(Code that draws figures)
— begin —

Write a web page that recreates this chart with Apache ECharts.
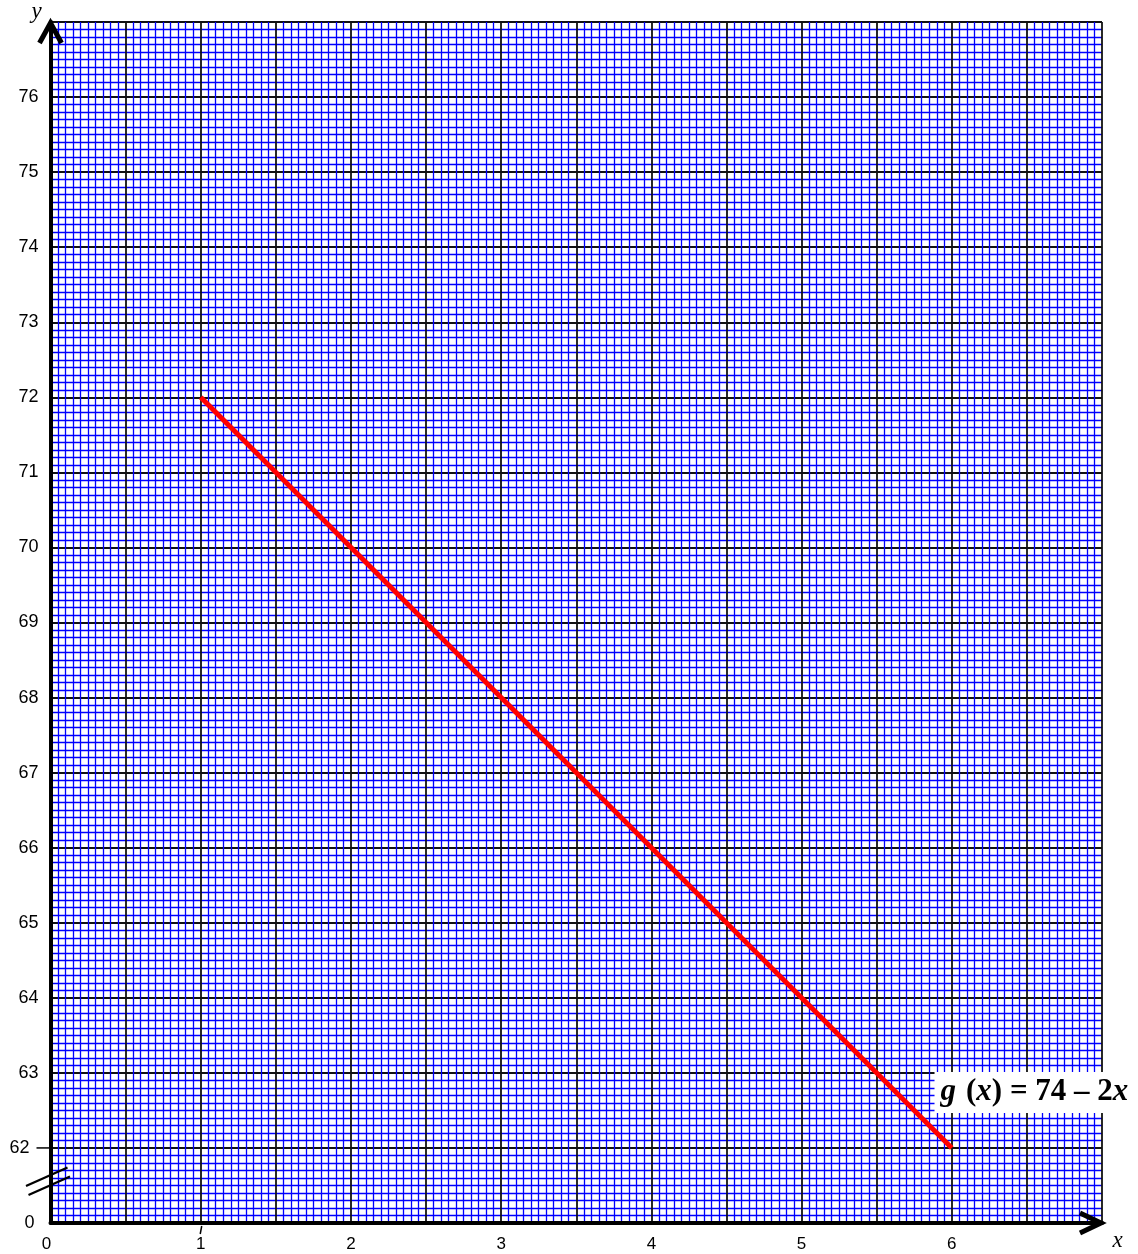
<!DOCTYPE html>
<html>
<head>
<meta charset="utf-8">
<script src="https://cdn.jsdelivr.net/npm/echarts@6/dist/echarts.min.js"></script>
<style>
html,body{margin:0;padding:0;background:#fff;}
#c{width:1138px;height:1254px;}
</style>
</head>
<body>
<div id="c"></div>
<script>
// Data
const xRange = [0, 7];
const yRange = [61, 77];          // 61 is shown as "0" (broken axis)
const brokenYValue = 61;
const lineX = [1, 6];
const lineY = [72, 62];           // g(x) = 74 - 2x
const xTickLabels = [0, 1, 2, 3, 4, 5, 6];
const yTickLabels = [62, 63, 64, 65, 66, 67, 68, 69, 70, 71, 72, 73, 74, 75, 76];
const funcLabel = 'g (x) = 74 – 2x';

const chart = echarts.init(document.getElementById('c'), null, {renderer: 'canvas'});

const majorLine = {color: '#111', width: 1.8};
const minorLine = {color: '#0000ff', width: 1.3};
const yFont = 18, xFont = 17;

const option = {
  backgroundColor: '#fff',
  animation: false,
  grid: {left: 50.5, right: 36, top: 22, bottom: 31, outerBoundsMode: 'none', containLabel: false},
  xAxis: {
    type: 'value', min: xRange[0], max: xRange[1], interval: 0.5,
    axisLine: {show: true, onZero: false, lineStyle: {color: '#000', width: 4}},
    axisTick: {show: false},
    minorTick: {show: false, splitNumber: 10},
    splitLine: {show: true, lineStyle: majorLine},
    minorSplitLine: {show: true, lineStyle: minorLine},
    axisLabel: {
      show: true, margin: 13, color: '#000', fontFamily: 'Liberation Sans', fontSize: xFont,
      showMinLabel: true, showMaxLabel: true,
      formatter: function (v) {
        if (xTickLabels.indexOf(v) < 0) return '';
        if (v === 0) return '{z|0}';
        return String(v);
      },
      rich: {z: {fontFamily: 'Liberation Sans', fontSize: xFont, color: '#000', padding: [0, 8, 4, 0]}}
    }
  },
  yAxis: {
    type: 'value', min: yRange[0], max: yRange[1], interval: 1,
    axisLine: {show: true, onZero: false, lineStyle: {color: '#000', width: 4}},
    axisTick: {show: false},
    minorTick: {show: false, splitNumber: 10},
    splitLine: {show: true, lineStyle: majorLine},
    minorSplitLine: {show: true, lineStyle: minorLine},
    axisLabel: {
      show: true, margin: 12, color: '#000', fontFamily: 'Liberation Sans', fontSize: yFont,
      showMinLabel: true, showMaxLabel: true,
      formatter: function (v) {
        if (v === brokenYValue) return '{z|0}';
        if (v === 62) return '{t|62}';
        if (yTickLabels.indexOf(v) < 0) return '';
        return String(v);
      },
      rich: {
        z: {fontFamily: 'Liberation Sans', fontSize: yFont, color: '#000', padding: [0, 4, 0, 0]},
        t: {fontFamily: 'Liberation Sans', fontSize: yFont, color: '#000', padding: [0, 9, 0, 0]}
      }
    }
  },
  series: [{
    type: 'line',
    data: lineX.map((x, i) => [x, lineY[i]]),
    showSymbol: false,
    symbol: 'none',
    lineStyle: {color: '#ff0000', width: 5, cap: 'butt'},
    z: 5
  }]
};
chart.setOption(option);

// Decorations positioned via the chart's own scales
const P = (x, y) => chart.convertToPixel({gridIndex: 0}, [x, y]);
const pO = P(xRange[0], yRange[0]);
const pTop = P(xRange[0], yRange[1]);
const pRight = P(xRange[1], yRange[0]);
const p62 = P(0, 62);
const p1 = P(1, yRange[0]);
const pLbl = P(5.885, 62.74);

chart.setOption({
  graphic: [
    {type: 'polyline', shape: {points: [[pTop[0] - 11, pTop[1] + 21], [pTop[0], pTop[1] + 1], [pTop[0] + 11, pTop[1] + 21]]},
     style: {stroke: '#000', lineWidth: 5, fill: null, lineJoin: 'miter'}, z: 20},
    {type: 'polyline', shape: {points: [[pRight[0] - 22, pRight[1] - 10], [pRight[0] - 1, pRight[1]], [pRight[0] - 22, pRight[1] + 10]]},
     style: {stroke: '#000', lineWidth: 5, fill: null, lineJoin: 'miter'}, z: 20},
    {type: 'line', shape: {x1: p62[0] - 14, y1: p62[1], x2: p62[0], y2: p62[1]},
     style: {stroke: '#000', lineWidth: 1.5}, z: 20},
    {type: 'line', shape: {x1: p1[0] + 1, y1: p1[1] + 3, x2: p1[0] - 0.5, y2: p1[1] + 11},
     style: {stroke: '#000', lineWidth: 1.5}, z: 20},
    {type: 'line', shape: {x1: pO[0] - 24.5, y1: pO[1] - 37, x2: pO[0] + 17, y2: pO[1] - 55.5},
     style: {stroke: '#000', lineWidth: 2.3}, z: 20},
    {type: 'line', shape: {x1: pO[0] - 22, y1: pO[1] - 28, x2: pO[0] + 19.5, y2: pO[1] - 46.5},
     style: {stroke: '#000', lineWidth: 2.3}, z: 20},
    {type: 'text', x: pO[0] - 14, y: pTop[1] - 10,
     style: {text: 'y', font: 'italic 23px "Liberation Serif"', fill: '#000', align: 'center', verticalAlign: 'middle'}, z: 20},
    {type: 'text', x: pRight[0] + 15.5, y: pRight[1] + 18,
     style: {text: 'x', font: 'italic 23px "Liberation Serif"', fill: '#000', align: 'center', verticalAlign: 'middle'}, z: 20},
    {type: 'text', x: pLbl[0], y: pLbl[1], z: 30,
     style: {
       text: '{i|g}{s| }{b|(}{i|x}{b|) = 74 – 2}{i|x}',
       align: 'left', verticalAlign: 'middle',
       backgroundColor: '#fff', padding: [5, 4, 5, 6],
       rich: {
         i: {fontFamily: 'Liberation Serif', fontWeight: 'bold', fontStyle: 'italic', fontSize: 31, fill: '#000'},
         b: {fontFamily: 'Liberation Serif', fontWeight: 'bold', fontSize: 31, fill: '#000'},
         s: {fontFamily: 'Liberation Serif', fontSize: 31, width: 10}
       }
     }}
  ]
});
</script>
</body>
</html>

— end —
— begin —

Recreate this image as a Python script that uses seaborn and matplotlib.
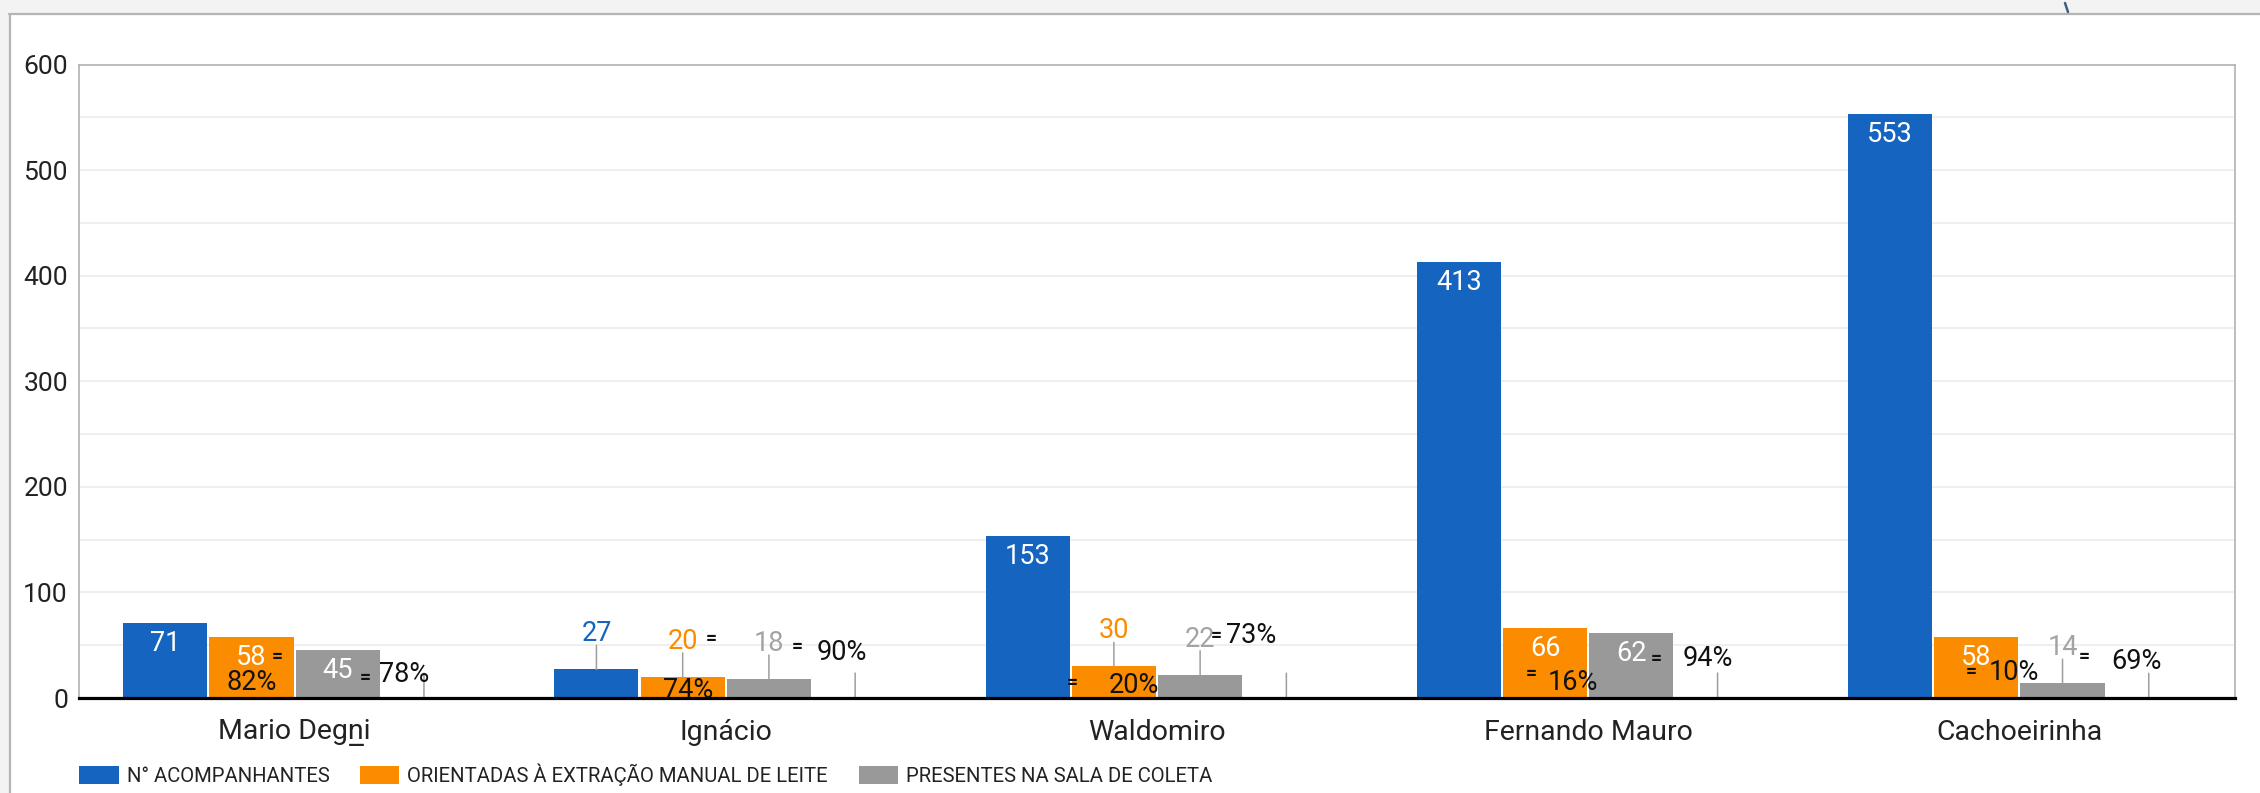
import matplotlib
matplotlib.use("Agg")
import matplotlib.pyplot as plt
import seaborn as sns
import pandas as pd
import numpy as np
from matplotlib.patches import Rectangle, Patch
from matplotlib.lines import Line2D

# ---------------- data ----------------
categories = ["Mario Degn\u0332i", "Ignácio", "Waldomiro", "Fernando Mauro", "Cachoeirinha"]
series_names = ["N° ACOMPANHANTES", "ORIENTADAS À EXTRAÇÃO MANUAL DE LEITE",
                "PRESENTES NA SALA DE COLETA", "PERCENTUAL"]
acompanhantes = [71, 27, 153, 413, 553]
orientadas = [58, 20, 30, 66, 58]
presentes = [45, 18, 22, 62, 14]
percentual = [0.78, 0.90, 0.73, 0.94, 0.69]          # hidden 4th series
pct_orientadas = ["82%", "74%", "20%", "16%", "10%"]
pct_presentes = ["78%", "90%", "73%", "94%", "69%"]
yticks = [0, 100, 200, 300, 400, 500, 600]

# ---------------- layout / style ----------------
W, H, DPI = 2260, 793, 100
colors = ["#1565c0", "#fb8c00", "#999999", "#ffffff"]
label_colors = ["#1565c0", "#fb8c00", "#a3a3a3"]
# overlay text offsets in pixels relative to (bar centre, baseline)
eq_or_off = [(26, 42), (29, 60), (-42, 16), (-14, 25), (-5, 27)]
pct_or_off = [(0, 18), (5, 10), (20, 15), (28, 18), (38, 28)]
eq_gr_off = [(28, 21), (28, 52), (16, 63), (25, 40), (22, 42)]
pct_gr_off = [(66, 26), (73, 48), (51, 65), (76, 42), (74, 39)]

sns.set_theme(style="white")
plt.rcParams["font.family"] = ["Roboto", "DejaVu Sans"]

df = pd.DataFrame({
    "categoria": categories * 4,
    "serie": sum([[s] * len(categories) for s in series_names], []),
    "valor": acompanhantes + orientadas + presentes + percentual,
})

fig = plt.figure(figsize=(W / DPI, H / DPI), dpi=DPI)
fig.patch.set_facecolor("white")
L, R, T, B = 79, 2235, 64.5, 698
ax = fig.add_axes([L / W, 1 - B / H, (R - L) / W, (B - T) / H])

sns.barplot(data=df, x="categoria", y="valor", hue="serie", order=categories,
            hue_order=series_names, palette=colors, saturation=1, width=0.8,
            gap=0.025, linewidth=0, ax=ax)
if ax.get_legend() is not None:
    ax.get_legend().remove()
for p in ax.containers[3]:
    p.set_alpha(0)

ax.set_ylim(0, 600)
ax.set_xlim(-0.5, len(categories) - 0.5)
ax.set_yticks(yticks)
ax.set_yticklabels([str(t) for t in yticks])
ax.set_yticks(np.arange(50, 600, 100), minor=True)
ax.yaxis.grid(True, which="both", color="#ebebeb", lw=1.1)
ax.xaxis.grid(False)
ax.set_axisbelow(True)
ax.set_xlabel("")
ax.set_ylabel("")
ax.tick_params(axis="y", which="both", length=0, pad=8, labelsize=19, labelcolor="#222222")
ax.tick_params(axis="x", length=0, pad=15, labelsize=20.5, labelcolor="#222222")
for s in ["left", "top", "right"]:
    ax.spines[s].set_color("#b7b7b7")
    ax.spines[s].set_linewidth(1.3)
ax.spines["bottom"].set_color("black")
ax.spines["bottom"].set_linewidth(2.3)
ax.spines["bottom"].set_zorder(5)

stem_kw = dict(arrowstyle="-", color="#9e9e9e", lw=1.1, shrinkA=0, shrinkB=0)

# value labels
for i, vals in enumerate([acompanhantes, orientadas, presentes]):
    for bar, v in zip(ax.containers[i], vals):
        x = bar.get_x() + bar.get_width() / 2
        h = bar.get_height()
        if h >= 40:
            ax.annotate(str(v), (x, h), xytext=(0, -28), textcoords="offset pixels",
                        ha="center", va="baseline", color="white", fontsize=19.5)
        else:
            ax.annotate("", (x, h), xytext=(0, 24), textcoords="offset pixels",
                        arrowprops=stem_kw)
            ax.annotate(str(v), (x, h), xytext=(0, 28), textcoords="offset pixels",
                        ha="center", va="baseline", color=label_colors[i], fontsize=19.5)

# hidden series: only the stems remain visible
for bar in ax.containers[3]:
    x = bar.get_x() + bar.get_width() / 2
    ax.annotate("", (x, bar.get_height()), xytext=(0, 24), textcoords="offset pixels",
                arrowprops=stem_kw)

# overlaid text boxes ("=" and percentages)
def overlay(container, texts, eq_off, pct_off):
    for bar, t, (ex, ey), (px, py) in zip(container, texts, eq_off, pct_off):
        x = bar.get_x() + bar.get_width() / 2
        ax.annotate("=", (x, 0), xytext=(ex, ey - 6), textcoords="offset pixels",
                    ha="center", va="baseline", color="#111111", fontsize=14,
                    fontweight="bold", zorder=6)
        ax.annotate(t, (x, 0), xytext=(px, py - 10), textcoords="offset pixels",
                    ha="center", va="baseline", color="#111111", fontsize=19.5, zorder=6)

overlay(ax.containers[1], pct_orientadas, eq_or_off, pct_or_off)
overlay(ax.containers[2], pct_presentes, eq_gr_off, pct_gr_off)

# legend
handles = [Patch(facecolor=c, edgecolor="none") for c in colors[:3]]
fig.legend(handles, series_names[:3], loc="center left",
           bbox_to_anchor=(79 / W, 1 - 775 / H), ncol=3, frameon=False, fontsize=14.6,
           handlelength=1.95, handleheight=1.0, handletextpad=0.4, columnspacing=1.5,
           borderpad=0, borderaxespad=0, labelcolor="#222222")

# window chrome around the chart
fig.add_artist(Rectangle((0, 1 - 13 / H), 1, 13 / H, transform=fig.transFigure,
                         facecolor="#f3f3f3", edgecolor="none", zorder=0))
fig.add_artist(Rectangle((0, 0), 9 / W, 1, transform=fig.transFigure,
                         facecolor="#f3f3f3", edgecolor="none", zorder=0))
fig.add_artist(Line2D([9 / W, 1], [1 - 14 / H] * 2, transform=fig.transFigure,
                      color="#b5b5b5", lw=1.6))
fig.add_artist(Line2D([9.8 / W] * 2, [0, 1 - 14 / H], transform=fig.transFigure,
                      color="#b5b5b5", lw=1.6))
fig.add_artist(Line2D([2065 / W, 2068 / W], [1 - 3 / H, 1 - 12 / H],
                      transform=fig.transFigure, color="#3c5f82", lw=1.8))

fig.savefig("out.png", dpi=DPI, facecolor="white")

— end —

• _Written instruction_
Extract from the material above the stretch running from the line containing "Recreate this image" through the line containing "ax = fig.add_axes([L". Keep the text exact and the pictures out.

• _Exercise solution_
Recreate this image as a Python script that uses seaborn and matplotlib.
import matplotlib
matplotlib.use("Agg")
import matplotlib.pyplot as plt
import seaborn as sns
import pandas as pd
import numpy as np
from matplotlib.patches import Rectangle, Patch
from matplotlib.lines import Line2D

# ---------------- data ----------------
categories = ["Mario Degn\u0332i", "Ignácio", "Waldomiro", "Fernando Mauro", "Cachoeirinha"]
series_names = ["N° ACOMPANHANTES", "ORIENTADAS À EXTRAÇÃO MANUAL DE LEITE",
                "PRESENTES NA SALA DE COLETA", "PERCENTUAL"]
acompanhantes = [71, 27, 153, 413, 553]
orientadas = [58, 20, 30, 66, 58]
presentes = [45, 18, 22, 62, 14]
percentual = [0.78, 0.90, 0.73, 0.94, 0.69]          # hidden 4th series
pct_orientadas = ["82%", "74%", "20%", "16%", "10%"]
pct_presentes = ["78%", "90%", "73%", "94%", "69%"]
yticks = [0, 100, 200, 300, 400, 500, 600]

# ---------------- layout / style ----------------
W, H, DPI = 2260, 793, 100
colors = ["#1565c0", "#fb8c00", "#999999", "#ffffff"]
label_colors = ["#1565c0", "#fb8c00", "#a3a3a3"]
# overlay text offsets in pixels relative to (bar centre, baseline)
eq_or_off = [(26, 42), (29, 60), (-42, 16), (-14, 25), (-5, 27)]
pct_or_off = [(0, 18), (5, 10), (20, 15), (28, 18), (38, 28)]
eq_gr_off = [(28, 21), (28, 52), (16, 63), (25, 40), (22, 42)]
pct_gr_off = [(66, 26), (73, 48), (51, 65), (76, 42), (74, 39)]

sns.set_theme(style="white")
plt.rcParams["font.family"] = ["Roboto", "DejaVu Sans"]

df = pd.DataFrame({
    "categoria": categories * 4,
    "serie": sum([[s] * len(categories) for s in series_names], []),
    "valor": acompanhantes + orientadas + presentes + percentual,
})

fig = plt.figure(figsize=(W / DPI, H / DPI), dpi=DPI)
fig.patch.set_facecolor("white")
L, R, T, B = 79, 2235, 64.5, 698
ax = fig.add_axes([L / W, 1 - B / H, (R - L) / W, (B - T) / H])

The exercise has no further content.